The raw realities of nature are now so remote to most of us that apparently the credibility of this message is not widely questioned. Having worn out our attention concerning the “War on Poverty,” and lost the subject of the Vietnam War, those who presume to tailor public opinion have found a substitute in ecology. Voting records in, and out of, our legislatures indicate that they have had recent success.
DDT, which has saved millions of human lives and helped us to develop an agricultural production unprecedented in history, is banned — largely on circumstantial evidence — in favor of untried substitutes. Construction has been brought to a near standstill by the demands of new committees with “environmental” requirements. Dredging of harbors is endlessly delayed, when not prohibited, due to official concern over the “food chain” of wildlife — a concern so belated, in any case, as to be almost comical, if it were not tragic in its lack of proportion. The oceans still teem with life and most of the world’s coastlines are still primitively pristine. Americans simply prefer beef, lamb, and pork and are relatively careless of their own fisheries. Changing tastes by law is a wasteful task.

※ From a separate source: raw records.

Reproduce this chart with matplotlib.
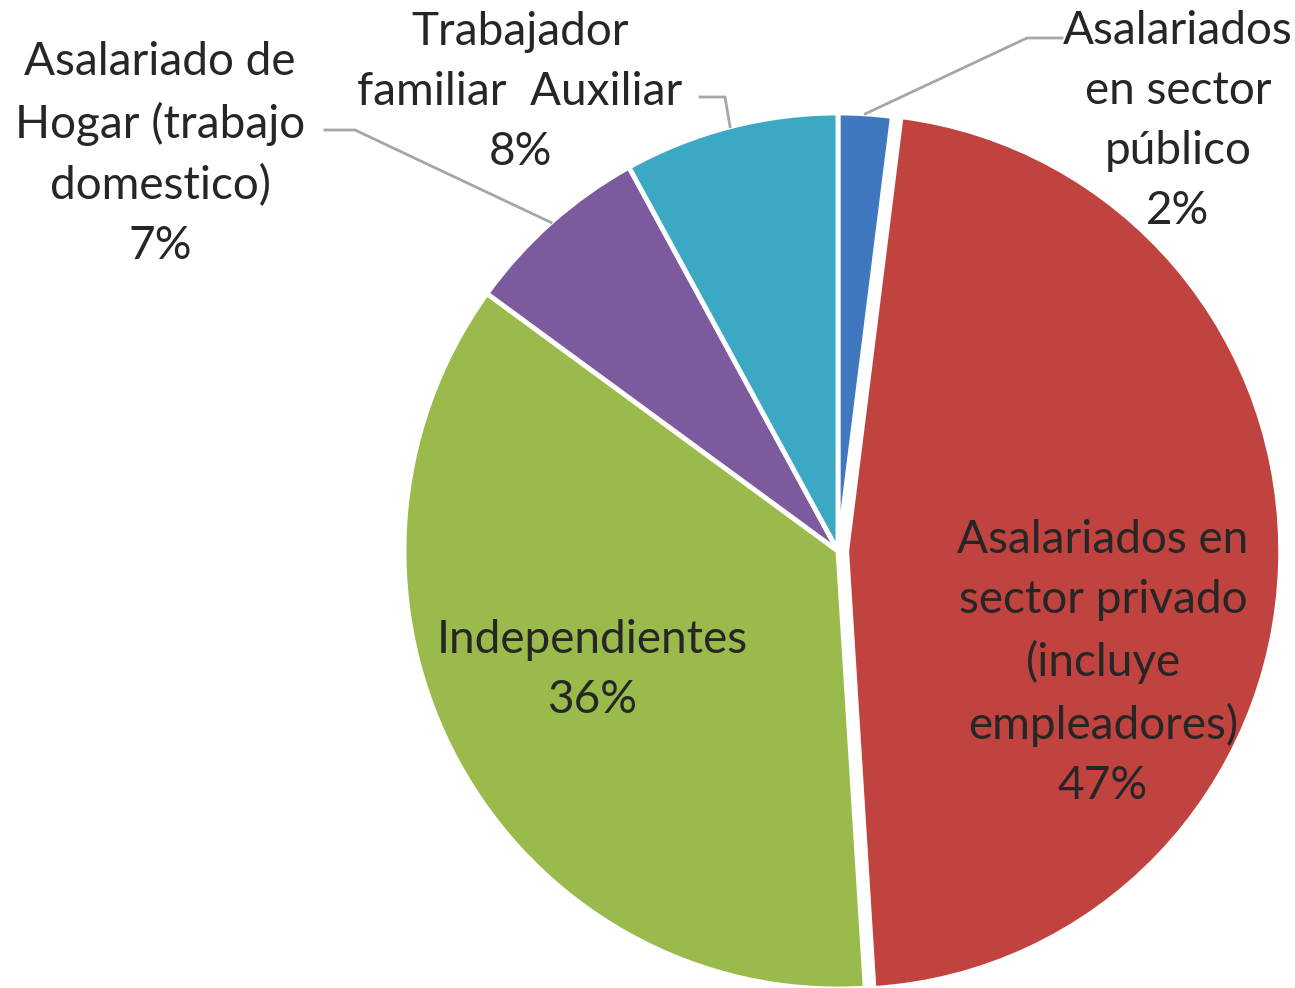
import numpy as np
import matplotlib.pyplot as plt

# ==============================
# data
# ==============================
categorias = [
    "Asalariados\nen sector\npúblico",
    "Asalariados en\nsector privado\n(incluye\nempleadores)",
    "Independientes",
    "Asalariado de\nHogar (trabajo\ndomestico)",
    "Trabajador\nfamiliar  Auxiliar",
]
porcentajes = [2, 47, 36, 7, 8]
colores = ["#3F78BF", "#C0433F", "#9ABA4C", "#7B5A9D", "#3BA9C4"]
separar = [0, 0.02, 0, 0, 0]

# pixel geometry of the pie in the picture (slightly taller than wide)
W, H = 1295, 988
CX, CY = 838, 551
RX, RY = 434, 438


def px(x, y):
    """pixel (from top-left) -> data coords"""
    return (x - CX) / RX, (CY - y) / RY


plt.rcParams['font.family'] = ['Lato', 'DejaVu Sans']

fig = plt.figure(figsize=(W / 100, H / 100), dpi=100)
ax = fig.add_axes([0, 0, 1, 1])

wedges, _ = ax.pie(porcentajes, colors=colores, startangle=90, counterclock=False,
                   explode=separar, radius=1,
                   wedgeprops=dict(edgecolor="white", linewidth=3.5))

ax.set_aspect('auto')
ax.set_xlim(-CX / RX, (W - CX) / RX)
ax.set_ylim(-(H - CY) / RY, CY / RY)
ax.axis('off')

txt = dict(ha='center', va='center', multialignment='center',
           fontsize=33, color='#262626', linespacing=1.52)

# label centres in pixels (layout only)
pos_labels = [(1178, 121), (1103, 663), (592, 670), (160, 154), (520, 92)]
# leader elbows for outside labels (pixels)
codos = {0: [(1027, 38), (1062, 38)],
         3: [(355, 130), (325, 130)],
         4: [(725, 97), (700, 97)]}

for i, (cat, val) in enumerate(zip(categorias, porcentajes)):
    x, y = px(*pos_labels[i])
    ax.text(x, y, f"{cat}\n{val}%", **txt)
    if i in codos:
        w = wedges[i]
        ang = np.deg2rad((w.theta1 + w.theta2) / 2)
        pts = [(np.cos(ang), np.sin(ang))] + [px(*p) for p in codos[i]]
        xs, ys = zip(*pts)
        ax.plot(xs, ys, color='#A6A6A6', lw=2)

plt.savefig("out.png", dpi=100)
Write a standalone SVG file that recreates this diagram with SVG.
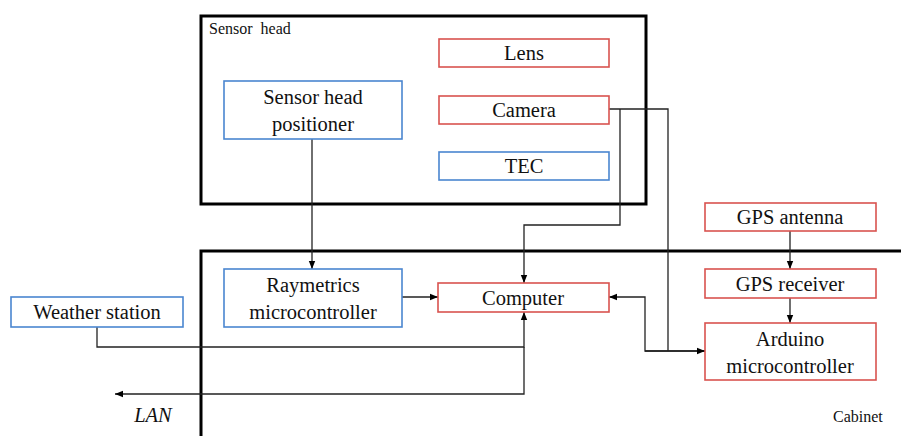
<svg xmlns="http://www.w3.org/2000/svg" width="901" height="436" viewBox="0 0 901 436">
  <style>
    .bg { fill: #ffffff; }
    .frame { fill: none; stroke: #000; stroke-width: 3; }
    .red { fill: #fff; stroke: #d9534f; stroke-width: 1.6; }
    .blue { fill: #fff; stroke: #4a86d0; stroke-width: 1.6; }
    .lbl { font-size: 20.5px; fill: #111; text-anchor: middle; }
    .cap { font-size: 16px; fill: #111; }
    .wire { fill: none; stroke: #222; stroke-width: 1.3; }
  </style>
  <defs>
    <marker id="arr" viewBox="0 0 10 10" refX="10" refY="5" markerWidth="8" markerHeight="8" markerUnits="userSpaceOnUse" orient="auto">
      <path d="M0,1 L10,5 L0,9 z" fill="#000"/>
    </marker>
  </defs>
  <rect class="bg" x="0" y="0" width="901" height="436"/>

  <g font-family="Liberation Serif, DejaVu Serif, serif">
  <!-- enclosures -->
  <g id="sensor-head">
    <rect class="frame" x="201" y="16" width="445" height="188"/>
    <text class="cap" x="209" y="34" word-spacing="4">Sensor head</text>
  </g>
  <g id="cabinet">
    <path class="frame" d="M201,436 V251 H901"/>
    <text class="cap" x="833" y="422">Cabinet</text>
  </g>

  <!-- connectors -->
  <g id="connectors">
    <path class="wire" d="M312,139 V269" marker-end="url(#arr)"/>
    <path class="wire" d="M609,109 H668 V351"/>
    <path class="wire" d="M620,109 V225 H524 V283" marker-end="url(#arr)"/>
    <path class="wire" d="M402,297 H438" marker-end="url(#arr)"/>
    <path class="wire" d="M705,351 H645 V297 H609" marker-end="url(#arr)"/>
    <path class="wire" d="M645,351 H705" marker-end="url(#arr)"/>
    <path class="wire" d="M790,231 V269" marker-end="url(#arr)"/>
    <path class="wire" d="M790,298 V323" marker-end="url(#arr)"/>
    <path class="wire" d="M97,327 V347 H524 V312" marker-end="url(#arr)"/>
    <path class="wire" d="M524,347 V394 H115" marker-end="url(#arr)"/>
  </g>

  <!-- nodes -->
  <g id="lens">
    <rect class="red" x="439" y="39" width="170" height="28"/>
    <text class="lbl" x="524" y="60">Lens</text>
  </g>
  <g id="camera">
    <rect class="red" x="439" y="96" width="170" height="28"/>
    <text class="lbl" x="524" y="117">Camera</text>
  </g>
  <g id="tec">
    <rect class="blue" x="439" y="152" width="170" height="28"/>
    <text class="lbl" x="524" y="173">TEC</text>
  </g>
  <g id="positioner">
    <rect class="blue" x="224" y="81" width="178" height="58"/>
    <text class="lbl" x="313" y="104">Sensor head</text>
    <text class="lbl" x="313" y="131">positioner</text>
  </g>
  <g id="raymetrics">
    <rect class="blue" x="224" y="269" width="178" height="58"/>
    <text class="lbl" x="313" y="292">Raymetrics</text>
    <text class="lbl" x="313" y="319">microcontroller</text>
  </g>
  <g id="computer">
    <rect class="red" x="438" y="283" width="171" height="29"/>
    <text class="lbl" x="523" y="305">Computer</text>
  </g>
  <g id="weather">
    <rect class="blue" x="11" y="297" width="172" height="30"/>
    <text class="lbl" x="97" y="319">Weather station</text>
  </g>
  <g id="gps-antenna">
    <rect class="red" x="705" y="203" width="171" height="28"/>
    <text class="lbl" x="790" y="224">GPS antenna</text>
  </g>
  <g id="gps-receiver">
    <rect class="red" x="705" y="269" width="171" height="29"/>
    <text class="lbl" x="790" y="291">GPS receiver</text>
  </g>
  <g id="arduino">
    <rect class="red" x="705" y="323" width="171" height="57"/>
    <text class="lbl" x="790" y="346">Arduino</text>
    <text class="lbl" x="790" y="373">microcontroller</text>
  </g>
  <g id="lan">
    <text class="lbl" x="153" y="422" font-style="italic">LAN</text>
  </g>
  </g>
</svg>
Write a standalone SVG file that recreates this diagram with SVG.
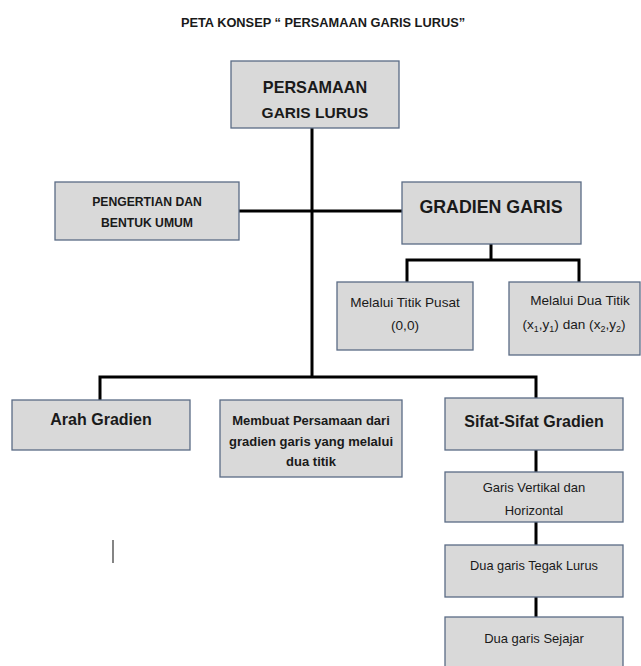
<svg xmlns="http://www.w3.org/2000/svg" width="641" height="666" viewBox="0 0 641 666">
<style>
.box{fill:#d9d9d9;stroke:#5a6b85;stroke-width:1.3}
.t{font-family:"Liberation Sans",Arial,sans-serif;fill:#1a1a1a;text-anchor:middle}
.b{font-weight:bold}
.c{stroke:#000;stroke-width:3;fill:none;stroke-linecap:square}
</style>
<rect width="641" height="666" fill="#fff"/>
<text class="t b" x="323" y="27" font-size="12.8">PETA KONSEP “ PERSAMAAN GARIS LURUS”</text>
<g id="connectors">
<path class="c" d="M312 128V377M239 211H402M491 244V260M407 260H579M407 260V282M579 260V282M100 377H536M100 377V400M536 377V398M536 450V472M536 522V545M536 597V617"/>
</g>
<g id="persamaan">
<rect class="box" x="231" y="61" width="168" height="67"/>
<text class="t b" x="315" y="93" font-size="16.2">PERSAMAAN</text>
<text class="t b" x="315" y="118" font-size="15.5">GARIS LURUS</text>
</g>
<g id="pengertian">
<rect class="box" x="55" y="182" width="184" height="58"/>
<text class="t b" x="147" y="206" font-size="12.2">PENGERTIAN DAN</text>
<text class="t b" x="147" y="227" font-size="12.2">BENTUK UMUM</text>
</g>
<g id="gradien">
<rect class="box" x="402" y="182" width="179" height="62"/>
<text class="t b" x="491" y="213" font-size="17.8">GRADIEN GARIS</text>
</g>
<g id="titik-pusat">
<rect class="box" x="337" y="282" width="136" height="68"/>
<text class="t" x="405" y="307" font-size="13.6">Melalui Titik Pusat</text>
<text class="t" x="405" y="330" font-size="13.6">(0,0)</text>
</g>
<g id="dua-titik">
<rect class="box" x="509" y="282" width="131" height="73"/>
<text class="t" x="580" y="305" font-size="13.6">Melalui Dua Titik</text>
<text class="t" x="574" y="329" font-size="13.6">(x<tspan font-size="9" dy="3">1</tspan><tspan dy="-3">,y</tspan><tspan font-size="9" dy="3">1</tspan><tspan dy="-3">) dan (x</tspan><tspan font-size="9" dy="3">2</tspan><tspan dy="-3">,y</tspan><tspan font-size="9" dy="3">2</tspan><tspan dy="-3">)</tspan></text>
</g>
<g id="arah">
<rect class="box" x="12" y="400" width="178" height="50"/>
<text class="t b" x="101" y="425" font-size="16">Arah Gradien</text>
</g>
<g id="membuat">
<rect class="box" x="220" y="400" width="182" height="77"/>
<text class="t b" x="311" y="425" font-size="13">Membuat Persamaan dari</text>
<text class="t b" x="311" y="446" font-size="13">gradien garis yang melalui</text>
<text class="t b" x="311" y="466" font-size="13">dua titik</text>
</g>
<g id="sifat">
<rect class="box" x="445" y="398" width="178" height="52"/>
<text class="t b" x="534" y="427" font-size="16">Sifat-Sifat Gradien</text>
</g>
<g id="vertikal">
<rect class="box" x="445" y="472" width="178" height="50"/>
<text class="t" x="534" y="492" font-size="13">Garis Vertikal dan</text>
<text class="t" x="534" y="515" font-size="13">Horizontal</text>
</g>
<g id="tegak">
<rect class="box" x="445" y="545" width="178" height="52"/>
<text class="t" x="534" y="570" font-size="12.8">Dua garis Tegak Lurus</text>
</g>
<g id="sejajar">
<rect class="box" x="445" y="617" width="178" height="55"/>
<text class="t" x="534" y="643" font-size="13">Dua garis Sejajar</text>
</g>
<line x1="113" y1="540" x2="113" y2="563" stroke="#333" stroke-width="1.2"/>
</svg>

But the most deadly impact of environmentalism has been upon the automobile industry, which is the hub of our entire industrial economy. This is not to suggest that nothing should be done about exhaust pollution; but it is to say that the matter has been approached with a celerity and lack of intelligence which boggles the understanding. There has been little recourse to Pericles’ principle: “We think before we act.”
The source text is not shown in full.